JAMES LONGMORE | AUGUST 2010 | SOURCE: Monthly Oil Report

The main crude benchmarks, WTI and Brent, have not broken decisively out of the $70-80 range that has prevailed since October ’09, but there have been significant swings in each direction in the past four weeks, with WTI futures climbing above $82/bbl in early August and then recently falling below $72/bbl.

CGES August Oil Market View

Our view is that, more than anything else, this reflects the continued uncertainty about the fortunes of the global economy.

Four weeks ago, investors in the financial and commodity markets were still apparently confident that the recovery in OECD countries would be reasonably steady, due to, amongst other things, a stream of decent 2Q10 corporate results.
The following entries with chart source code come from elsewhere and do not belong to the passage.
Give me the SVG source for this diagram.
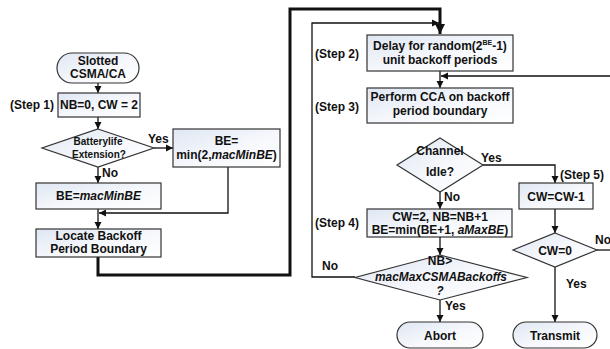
<svg xmlns="http://www.w3.org/2000/svg" width="610" height="349" viewBox="0 0 610 349">
<defs>
<linearGradient id="g" x1="0" y1="0" x2="1" y2="1">
<stop offset="0" stop-color="#dfe7f3"/>
<stop offset="0.55" stop-color="#f6f8fc"/>
<stop offset="1" stop-color="#ffffff"/>
</linearGradient>
<marker id="a" markerUnits="userSpaceOnUse" markerWidth="8" markerHeight="8" refX="7" refY="4" orient="auto">
<path d="M0,0.5 L7,4 L0,7.5 Z" fill="#111"/>
</marker>
<marker id="A" markerUnits="userSpaceOnUse" markerWidth="11" markerHeight="11" refX="10" refY="5.5" orient="auto">
<path d="M0,0.5 L10,5.5 L0,10.5 Z" fill="#111"/>
</marker>
</defs>
<style>
.n{fill:url(#g);stroke:#333;stroke-width:1.2}
.t{font-family:"Liberation Sans",Arial,sans-serif;font-weight:bold;font-size:12px;fill:#111;text-anchor:middle}
.l{font-family:"Liberation Sans",Arial,sans-serif;font-weight:bold;font-size:12px;fill:#111}
.s{font-size:10px}
.i{font-style:italic}
.c{fill:none;stroke:#111;stroke-width:1.3}
.k{fill:none;stroke:#111;stroke-width:3}
</style>
<g id="connectors">
<path class="c" d="M98,83 V93" marker-end="url(#a)"/>
<path class="c" d="M98,117 V129" marker-end="url(#a)"/>
<path class="c" d="M154,148 H173" marker-end="url(#a)"/>
<path class="c" d="M98,167 V183" marker-end="url(#a)"/>
<path class="c" d="M228,167 V213 H99" marker-end="url(#a)"/>
<path class="c" d="M98,209 V229" marker-end="url(#a)"/>
<path class="k" d="M98,257 V275 H290 V9 H440 V34" marker-end="url(#A)"/>
<path class="c" d="M355,277 H312 V23 H439" marker-end="url(#a)"/>
<path class="c" d="M440,71 V88" marker-end="url(#a)"/>
<path class="c" d="M612,76 H441" marker-end="url(#a)"/>
<path class="c" d="M483,165 H555 V183" marker-end="url(#a)"/>
<path class="c" d="M440,192 V209" marker-end="url(#a)"/>
<path class="c" d="M440,237 V255" marker-end="url(#a)"/>
<path class="c" d="M440,300 V322" marker-end="url(#a)"/>
<path class="c" d="M555,209 V233" marker-end="url(#a)"/>
<path class="c" d="M597,250 H612"/>
<path class="c" d="M555,267 V322" marker-end="url(#a)"/>
</g>
<g id="labels">
<text class="l" x="10" y="109">(Step 1)</text>
<text class="l" x="148" y="143">Yes</text>
<text class="l" x="102" y="177">No</text>
<text class="l" x="315" y="58">(Step 2)</text>
<text class="l" x="315" y="111">(Step 3)</text>
<text class="l" x="481" y="162">Yes</text>
<text class="l" x="560" y="179">(Step 5)</text>
<text class="l" x="444" y="201">No</text>
<text class="l" x="315" y="227">(Step 4)</text>
<text class="l" x="322" y="270">No</text>
<text class="l" x="445" y="310">Yes</text>
<text class="l" x="595" y="244">No</text>
<text class="l" x="566" y="288">Yes</text>
</g>
<g id="start">
<rect class="n" x="57" y="53" width="82" height="30" rx="15"/>
<text class="t" x="98" y="65">Slotted</text>
<text class="t" x="98" y="78">CSMA/CA</text>
</g>
<g id="step1">
<rect class="n" x="58" y="93" width="82" height="24"/>
<text class="t" x="99" y="109">NB=0, CW = 2</text>
</g>
<g id="battery">
<path class="n" d="M98,129 L154,148 L98,167 L42,148 Z"/>
<text class="t s" x="98" y="145">Batterylife</text>
<text class="t s" x="99" y="158">Extension?</text>
</g>
<g id="beMin2">
<rect class="n" x="173" y="129" width="107" height="38"/>
<text class="t" x="226.5" y="145">BE=</text>
<text class="t" x="226.5" y="159">min(2,<tspan class="i">macMinBE</tspan>)</text>
</g>
<g id="beMin">
<rect class="n" x="36" y="183" width="125" height="26"/>
<text class="t" x="98.5" y="200">BE=<tspan class="i">macMinBE</tspan></text>
</g>
<g id="locate">
<rect class="n" x="36" y="229" width="125" height="28"/>
<text class="t" x="98.5" y="240">Locate Backoff</text>
<text class="t" x="98.5" y="253">Period Boundary</text>
</g>
<g id="step2">
<rect class="n" x="367" y="35" width="146" height="36"/>
<text class="t" x="440" y="50">Delay for random(2<tspan font-size="7px" dy="-5">BE</tspan><tspan dy="5">-1)</tspan></text>
<text class="t" x="440" y="64">unit backoff periods</text>
</g>
<g id="step3">
<rect class="n" x="367" y="88" width="146" height="35"/>
<text class="t" x="440" y="101">Perform CCA on backoff</text>
<text class="t" x="440" y="115">period boundary</text>
</g>
<g id="idle">
<path class="n" d="M440,138 L483,165 L440,192 L397,165 Z"/>
<text class="t" x="440" y="155">Channel</text>
<text class="t" x="440" y="176">Idle?</text>
</g>
<g id="step4">
<rect class="n" x="367" y="209" width="145" height="28"/>
<text class="t" x="440" y="221">CW=2, NB=NB+1</text>
<text class="t" x="440" y="234">BE=min(BE+1, <tspan class="i">aMaxBE</tspan>)</text>
</g>
<g id="nbCheck">
<path class="n" d="M440,255 L527,277.5 L440,300 L355,277.5 Z"/>
<text class="t" x="440" y="265">NB&gt;</text>
<text class="t i" x="441" y="281" textLength="132" lengthAdjust="spacingAndGlyphs">macMaxCSMABackoffs</text>
<text class="t i" x="440" y="295">?</text>
</g>
<g id="abort">
<rect class="n" x="397" y="322" width="86" height="26" rx="13"/>
<text class="t" x="440" y="340">Abort</text>
</g>
<g id="step5">
<rect class="n" x="519" y="183" width="74" height="26"/>
<text class="t" x="556" y="201">CW=CW-1</text>
</g>
<g id="cw0">
<path class="n" d="M555,233 L597,250 L555,267 L513,250 Z"/>
<text class="t" x="555" y="255">CW=0</text>
</g>
<g id="transmit">
<rect class="n" x="513" y="322" width="84" height="26" rx="13"/>
<text class="t" x="555" y="340">Transmit</text>
</g>
</svg>
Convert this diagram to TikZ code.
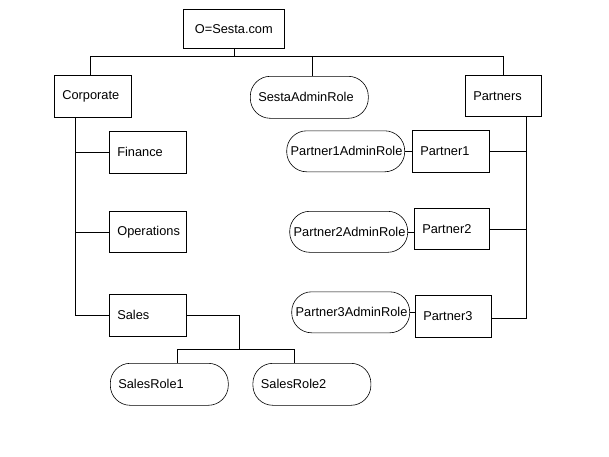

However since then the prospects for the US, the world’s largest oil consumer, have worsened considerably, with the Federal Reserve deciding to maintain its quantitative easing programme and unemployment remaining stubbornly high at 9.5%. Not surprisingly, consumer confidence and home sales in the States are also faltering and all these factors have resulted in a much more pessimistic global outlook.

What’s more, the oil market’s fundamentals are decidedly bearish. Crude oil stocks in the US, EU 16 and Japan, for instance, have fallen by just 10 mn bbls since the beginning of the second quarter — much less than the usual summer draw — and at the end of July were 14 mn bbls up on the previous year.

In the US at least, there have been further oil product inventory builds since. Thus, though world oil demand is still recovering, there is no shortage of oil. China’s imports also look like waning if September loading schedules from West Africa are anything to go by, while the US hurricane season, billed as a significant upside risk to oil prices earlier this year, has been a non-event so far.

Given we are not yet into September, it is far too early to question seriously the weather forecasters in the US who predicted such an active season, but there is nonetheless an increasing sense that the threat from the mid-Atlantic to the oil industry might have been overestimated.

As a result of these developments, and given that global economic growth will most likely slow in the remainder of 2010, the CGES expects the oil price to weaken somewhat between now and the end of year, declining to an average of $72/bbl in 4Q10. However, assuming the developed world does not fall into a ‘double-dip’ recession, OPEC’s desire to defend an oil price of $70/bbl means any more pronounced price declines remain unlikely.